-- begin Material shown --

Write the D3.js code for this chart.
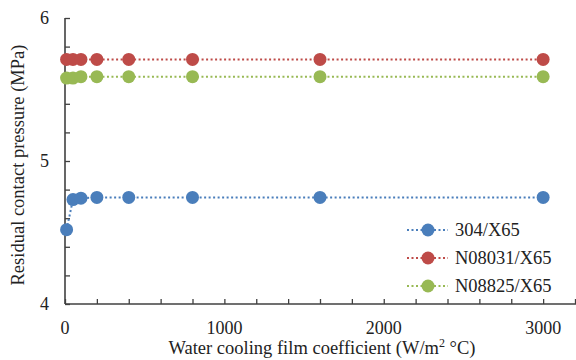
<!DOCTYPE html>
<html>
<head>
<meta charset="utf-8">
<script src="https://cdn.jsdelivr.net/npm/d3@7"></script>
<style>
  body { margin: 0; background: #fff; }
</style>
</head>
<body>
<svg id="chart" width="576" height="360"></svg>
<script>
// film coefficient (W/m2 C)
const coeff = [10, 50, 100, 200, 400, 800, 1600, 3000];
const s304 = [4.52, 4.73, 4.74, 4.745, 4.745, 4.745, 4.745, 4.745];
const sN08031 = [5.71, 5.71, 5.71, 5.71, 5.71, 5.71, 5.71, 5.71];
const sN08825 = [5.58, 5.58, 5.59, 5.59, 5.59, 5.59, 5.59, 5.59];
const seriesNames = ["304/X65", "N08031/X65", "N08825/X65"];
const xTicks = [0, 1000, 2000, 3000];
const yTicks = [4, 5, 6];

const colors = ["#4a7ebb", "#be4b48", "#98b954"];
const series = [s304, sN08031, sN08825];
const FONT = "'Liberation Serif', 'Times New Roman', 'DejaVu Serif', serif";

const svg = d3.select("#chart");
const margin = { left: 65, right: 1, top: 18, bottom: 56 };
const width = 576 - margin.left - margin.right;
const height = 360 - margin.top - margin.bottom;

const x = d3.scaleLinear().domain([0, 3200]).range([margin.left, margin.left + width]);
const y = d3.scaleLinear().domain([4, 6]).range([margin.top + height, margin.top]);

// axes, ticks pointing inward
const gx = svg.append("g").attr("transform", `translate(0,${y(4)})`);
gx.call(d3.axisTop(x).tickValues(d3.range(0, 3201, 200)).tickSize(5).tickFormat(""));
gx.select(".domain").remove();
gx.selectAll(".tick line").attr("stroke", "#404040").attr("stroke-width", 1.3);
gx.append("line").attr("x1", x(0)).attr("x2", 576).attr("stroke", "#404040").attr("stroke-width", 1.6);

const gy = svg.append("g").attr("transform", `translate(${x(0)},0)`);
gy.call(d3.axisRight(y).tickValues(d3.range(4, 6.01, 0.2)).tickSize(5).tickFormat(""));
gy.select(".domain").remove();
gy.selectAll(".tick line").attr("stroke", "#404040").attr("stroke-width", 1.3);
gy.append("line").attr("y1", y(4)).attr("y2", y(6)).attr("stroke", "#404040").attr("stroke-width", 1.6);

// tick labels
svg.selectAll(".xl").data(xTicks).join("text")
  .attr("x", d => x(d)).attr("y", y(4) + 30)
  .attr("text-anchor", "middle").attr("font-size", 18).attr("font-family", FONT).attr("fill", "#222")
  .text(d => d);
svg.selectAll(".yl").data(yTicks).join("text")
  .attr("x", x(0) - 16).attr("y", d => y(d) + 6)
  .attr("text-anchor", "end").attr("font-size", 18).attr("font-family", FONT).attr("fill", "#222")
  .text(d => d);

// axis titles
svg.append("text").attr("x", 322).attr("y", 354).attr("text-anchor", "middle")
  .attr("font-size", 18.5).attr("font-family", FONT).attr("fill", "#222")
  .html('Water cooling film coefficient (W/m<tspan dy="-7" font-size="12">2</tspan><tspan dy="7"> °C)</tspan>');
svg.append("text").attr("transform", `translate(24,${y(5) + 4}) rotate(-90)`)
  .attr("text-anchor", "middle").attr("font-size", 18.5).attr("font-family", FONT).attr("fill", "#222")
  .text("Residual contact pressure (MPa)");

// series
const line = d3.line().x((d, i) => x(coeff[i])).y(d => y(d));
series.forEach((s, k) => {
  svg.append("path").datum(s).attr("d", line).attr("fill", "none")
    .attr("stroke", colors[k]).attr("stroke-width", 2).attr("stroke-dasharray", "2,2.5");
  svg.append("g").selectAll("circle").data(s).join("circle")
    .attr("cx", (d, i) => x(coeff[i])).attr("cy", d => y(d)).attr("r", 6.5)
    .attr("fill", colors[k]);
});

// legend
const lg = svg.append("g");
seriesNames.forEach((n, k) => {
  const yy = 230 + k * 28;
  lg.append("line").attr("x1", 407).attr("x2", 448).attr("y1", yy).attr("y2", yy)
    .attr("stroke", colors[k]).attr("stroke-width", 2).attr("stroke-dasharray", "2,2.5");
  lg.append("circle").attr("cx", 428).attr("cy", yy).attr("r", 6.5).attr("fill", colors[k]);
  lg.append("text").attr("x", 455).attr("y", yy + 6).attr("font-size", 18.5)
    .attr("font-family", FONT).attr("fill", "#222").text(n);
});
</script>
</body>
</html>
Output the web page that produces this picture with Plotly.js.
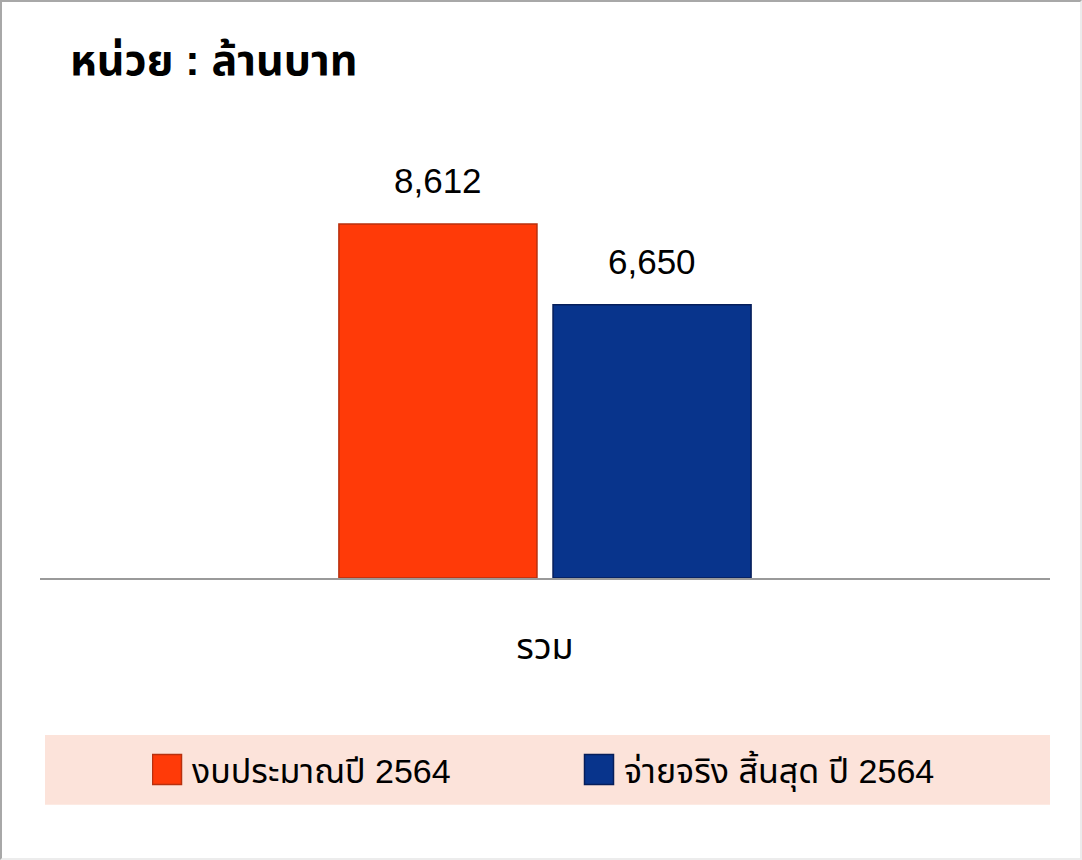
<!DOCTYPE html>
<html>
<head>
<meta charset="utf-8">
<script src="https://cdn.plot.ly/plotly-3.0.1.min.js"></script>
<style>
  html, body { margin: 0; padding: 0; background: #ffffff; }
  #wrap { position: relative; width: 1082px; height: 860px; }
  #chart { width: 1082px; height: 860px; }
  #frame { position: absolute; left: 0; top: 0; width: 1082px; height: 860px; box-sizing: border-box;
           border-left: 2px solid #a8a8a8; border-top: 2px solid #a8a8a8;
           border-right: 2px solid #ececec; border-bottom: 2px solid #ececec; pointer-events: none; }
</style>
</head>
<body>
<div id="wrap">
  <div id="chart"></div>
  <div id="frame"></div>
</div>
<script>
// ---- data ----
const categories = ['รวม'];
const seriesNames = ['งบประมาณปี 2564', 'จ่ายจริง สิ้นสุด ปี 2564'];
const budgetValues = [8612];
const actualValues = [6650];
const unitTitle = 'หน่วย : ล้านบาท';

// ---- styles ----
const FONT = 'Liberation Sans, Noto Sans Thai, Noto Sans, sans-serif';
const colors = ['#FF3A08', '#08348C'];
const lineColors = ['#B8300E', '#061E5A'];
const W = 1082, H = 860;
const M = { l: 40, r: 32, t: 167, b: 282 };
const plotW = W - M.l - M.r;
const BARGAP = 0.576;
const GROUPGAP = 0.075;
const slotPx = (1 - BARGAP) * plotW / 2;

const seriesValues = [budgetValues, actualValues];

const traces = seriesValues.map((vals, i) => ({
  type: 'bar',
  name: seriesNames[i],
  x: categories,
  y: vals,
  marker: { color: colors[i], line: { color: lineColors[i], width: 1.5 } },
  hoverinfo: 'none'
}));

const annotations = [];
seriesValues.forEach((vals, i) => {
  vals.forEach((v, j) => {
    annotations.push({
      x: categories[j], y: v, xref: 'x', yref: 'y',
      text: v.toLocaleString('en-US'),
      showarrow: false, yanchor: 'bottom',
      xshift: (i - 0.5) * slotPx,
      yshift: 22,
      font: { family: FONT, size: 35, color: '#000000' }
    });
  });
});

const layout = {
  width: W, height: H,
  margin: M,
  paper_bgcolor: '#ffffff',
  plot_bgcolor: '#ffffff',
  font: { family: FONT, color: '#000000' },
  title: {
    text: '<b>' + unitTitle + '</b>',
    x: 70 / W, xref: 'container', xanchor: 'left',
    y: 1 - 60 / H, yref: 'container', yanchor: 'middle',
    font: { family: FONT, size: 43, color: '#000000' }
  },
  barmode: 'group',
  bargap: BARGAP,
  bargroupgap: GROUPGAP,
  xaxis: {
    showline: true, linecolor: '#9a9a9a', linewidth: 1.5,
    ticks: '', showgrid: false, zeroline: false,
    ticklabelstandoff: 36,
    tickfont: { family: FONT, size: 36, color: '#000000' }
  },
  yaxis: {
    range: [0, 10000], visible: false, showgrid: false, zeroline: false
  },
  showlegend: true,
  legend: {
    orientation: 'h',
    x: (152 - M.l) / plotW, xanchor: 'left',
    y: -0.467, yanchor: 'middle',
    bgcolor: 'rgba(0,0,0,0)',
    font: { family: FONT, size: 34, color: '#000000' },
    entrywidth: 387,
    traceorder: 'normal'
  },
  shapes: [{
    type: 'rect', xref: 'paper', yref: 'paper', layer: 'below',
    x0: (45 - M.l) / plotW, x1: (1050 - M.l) / plotW,
    y0: -0.382, y1: -0.552,
    fillcolor: '#FCE3DA', line: { width: 0 }
  }],
  annotations: annotations
};

Plotly.newPlot('chart', traces, layout, { displayModeBar: false, staticPlot: true }).then(() => {
  // enlarge the legend swatches to match the reference's big square keys
  document.querySelectorAll('.legendpoints path').forEach(p => {
    p.setAttribute('d', 'M9.5,15H-19.5V-15H9.5Z');
  });
});
</script>
</body>
</html>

-- end Material shown --

Return exactly what appears from the opening line of the material through the line with "const y = d3.scaleLinear().domain([4, 6]).range([margin.top", apart from the pictures.

**Answer to this problem**.
Write the D3.js code for this chart.
<!DOCTYPE html>
<html>
<head>
<meta charset="utf-8">
<script src="https://cdn.jsdelivr.net/npm/d3@7"></script>
<style>
  body { margin: 0; background: #fff; }
</style>
</head>
<body>
<svg id="chart" width="576" height="360"></svg>
<script>
// film coefficient (W/m2 C)
const coeff = [10, 50, 100, 200, 400, 800, 1600, 3000];
const s304 = [4.52, 4.73, 4.74, 4.745, 4.745, 4.745, 4.745, 4.745];
const sN08031 = [5.71, 5.71, 5.71, 5.71, 5.71, 5.71, 5.71, 5.71];
const sN08825 = [5.58, 5.58, 5.59, 5.59, 5.59, 5.59, 5.59, 5.59];
const seriesNames = ["304/X65", "N08031/X65", "N08825/X65"];
const xTicks = [0, 1000, 2000, 3000];
const yTicks = [4, 5, 6];

const colors = ["#4a7ebb", "#be4b48", "#98b954"];
const series = [s304, sN08031, sN08825];
const FONT = "'Liberation Serif', 'Times New Roman', 'DejaVu Serif', serif";

const svg = d3.select("#chart");
const margin = { left: 65, right: 1, top: 18, bottom: 56 };
const width = 576 - margin.left - margin.right;
const height = 360 - margin.top - margin.bottom;

const x = d3.scaleLinear().domain([0, 3200]).range([margin.left, margin.left + width]);
const y = d3.scaleLinear().domain([4, 6]).range([margin.top + height, margin.top]);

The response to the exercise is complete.